Social workers ‘powerless’ to intervene in suspected neglect cases

Half of social workers feel powerless to intervene in suspected cases of child neglect, according to latest research.

The Action for Children survey of the public, police and professionals working across health, social care and education found widespread concern that the thresholds for intervention were being set too high.

Of those social workers polled, 42 per cent felt thresholds where too high. In addition, 52 per cent said they struggle to intervene even when thresholds are met because of a lack of resources. More than 4,000 people took part in the survey.

The situation has got worse since 2009 when a third of social workers felt powerless to intervene. During this latest survey 51 per cent of social workers and 36 per cent of police officers said they felt powerless to intervene in neglect cases.

Action for Children chief executive Clare Tickell said: “All our findings point to the stark reality that neglected children and their parents are being identified, but neither the professionals nor the public feel empowered to help or intervene, particularly at the early stages.”

Action for Children is calling for government support to help councils, police and health trusts collect data about the scale of child neglect and effectiveness of their response.

Parents and the public need to be encouraged by government to report concerns about neglect. Support services for families at risk of neglect need to be more widely available, the charity said.

Professor Corinne May-Chahal, co-chair of The College of Social Work, called for intervention thresholds to be lowered.

She said: “The point at which social workers can intervene in cases of neglect is too high.

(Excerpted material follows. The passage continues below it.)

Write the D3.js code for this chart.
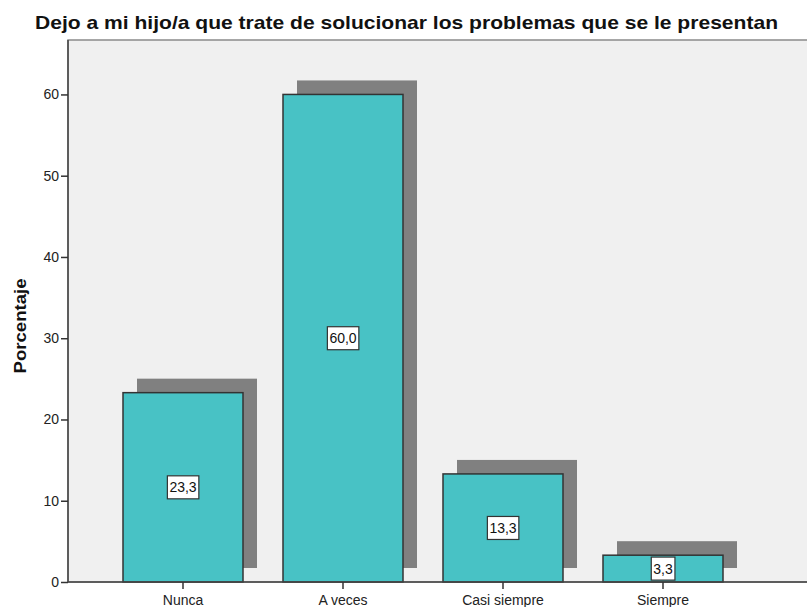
<!DOCTYPE html>
<html>
<head>
<meta charset="utf-8">
<script src="https://cdn.jsdelivr.net/npm/d3@7"></script>
<style>
  body { margin: 0; background: #fff; }
  text { font-family: "Liberation Sans", Arial, sans-serif; }
</style>
</head>
<body>
<svg width="807" height="607"></svg>
<script>
var categories = ["Nunca", "A veces", "Casi siempre", "Siempre"];
var values = [23.3, 60.0, 13.3, 3.3];
var yTicks = [0, 10, 20, 30, 40, 50, 60];

var svg = d3.select("svg"),
    width = +svg.attr("width"),
    height = +svg.attr("height"),
    margin = {top: 40, right: 0, bottom: 25, left: 68};

var y = d3.scaleLinear()
    .domain([0, 66.7])
    .range([height - margin.bottom, margin.top]);

var x = d3.scaleBand()
    .domain(categories)
    .range([103, 743])
    .paddingInner(0.25)
    .paddingOuter(0.125);

var shadow = 14;

// plot background
svg.append("rect")
    .attr("x", margin.left)
    .attr("y", margin.top)
    .attr("width", width - margin.left + 2)
    .attr("height", y(0) - margin.top)
    .attr("fill", "#f0f0f0")
    .attr("stroke", "#8a8a8a")
    .attr("stroke-width", 1.5);

// shadows
svg.append("g")
    .attr("fill", "#808080")
  .selectAll("rect")
  .data(values)
  .enter().append("rect")
    .attr("x", function(d, i) { return x(categories[i]) + shadow; })
    .attr("y", function(d) { return y(d) - shadow; })
    .attr("width", x.bandwidth())
    .attr("height", function(d) { return y(0) - y(d); });

// bars
svg.append("g")
  .selectAll("rect")
  .data(values)
  .enter().append("rect")
    .attr("x", function(d, i) { return x(categories[i]); })
    .attr("y", function(d) { return y(d); })
    .attr("width", x.bandwidth())
    .attr("height", function(d) { return y(0) - y(d); })
    .attr("fill", "#48c2c5")
    .attr("stroke", "#333")
    .attr("stroke-width", 1.5);

// value labels
var lab = svg.append("g")
  .selectAll("g")
  .data(values)
  .enter().append("g")
    .attr("transform", function(d, i) {
      return "translate(" + (x(categories[i]) + x.bandwidth() / 2) + "," + ((y(d) + y(0)) / 2) + ")";
    });

lab.append("text")
    .attr("text-anchor", "middle")
    .attr("dy", "0.36em")
    .attr("font-size", 14)
    .attr("fill", "#111")
    .text(function(d) { return d.toFixed(1).replace(".", ","); })
    .each(function() {
      var b = this.getBBox();
      d3.select(this.parentNode).insert("rect", "text")
          .attr("x", b.x - 2)
          .attr("y", -11.5)
          .attr("width", b.width + 4)
          .attr("height", 23)
          .attr("fill", "#fff")
          .attr("stroke", "#333")
          .attr("stroke-width", 1.2);
    });

// y axis
var yAxis = svg.append("g")
    .attr("transform", "translate(" + margin.left + ",0)")
    .call(d3.axisLeft(y).tickValues(yTicks).tickSize(7).tickPadding(2).tickSizeOuter(0));
yAxis.select(".domain").attr("stroke", "#444").attr("stroke-width", 1.5)
    .attr("d", "M0," + margin.top + "V" + y(0));
yAxis.selectAll(".tick line").attr("stroke", "#333").attr("stroke-width", 1.5);
yAxis.selectAll(".tick text").attr("font-size", 14).attr("fill", "#222")
    .attr("font-family", "Liberation Sans, Arial, sans-serif");

// x axis
var xAxis = svg.append("g")
    .attr("transform", "translate(0," + y(0) + ")")
    .call(d3.axisBottom(x).tickSize(7).tickSizeOuter(0));
xAxis.select(".domain").attr("stroke", "#444").attr("stroke-width", 1.5)
    .attr("d", "M" + margin.left + ",0H" + width);
xAxis.selectAll(".tick line").attr("stroke", "#333").attr("stroke-width", 1.5);
xAxis.selectAll(".tick text").attr("font-size", 14).attr("fill", "#222").attr("dy", "0.9em")
    .attr("font-family", "Liberation Sans, Arial, sans-serif");

// y title
svg.append("text")
    .attr("transform", "translate(26," + 326 + ") rotate(-90)")
    .attr("text-anchor", "middle")
    .attr("font-size", 17)
    .attr("font-weight", "bold")
    .attr("fill", "#111")
    .attr("textLength", 95)
    .attr("lengthAdjust", "spacingAndGlyphs")
    .text("Porcentaje");

// title
svg.append("text")
    .attr("x", 406.5)
    .attr("y", 29)
    .attr("text-anchor", "middle")
    .attr("font-size", 19)
    .attr("font-weight", "bold")
    .attr("fill", "#111")
    .attr("textLength", 743)
    .attr("lengthAdjust", "spacingAndGlyphs")
    .text("Dejo a mi hijo/a que trate de solucionar los problemas que se le presentan");
</script>
</body>
</html>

This high threshold allows the challenges families face to deteriorate to the point where they need urgent help.”

Meanwhile, the British Association of Social Workers (BASW) is preparing a submission to the parliamentary education select committee on the child protection system.

Ruth Cartwright, BASW England manager, said: “Our members report that social workers are under resourced and have limited time to build relationships with parents and children, which hinders any assessment and often children are left far longer than they should be.”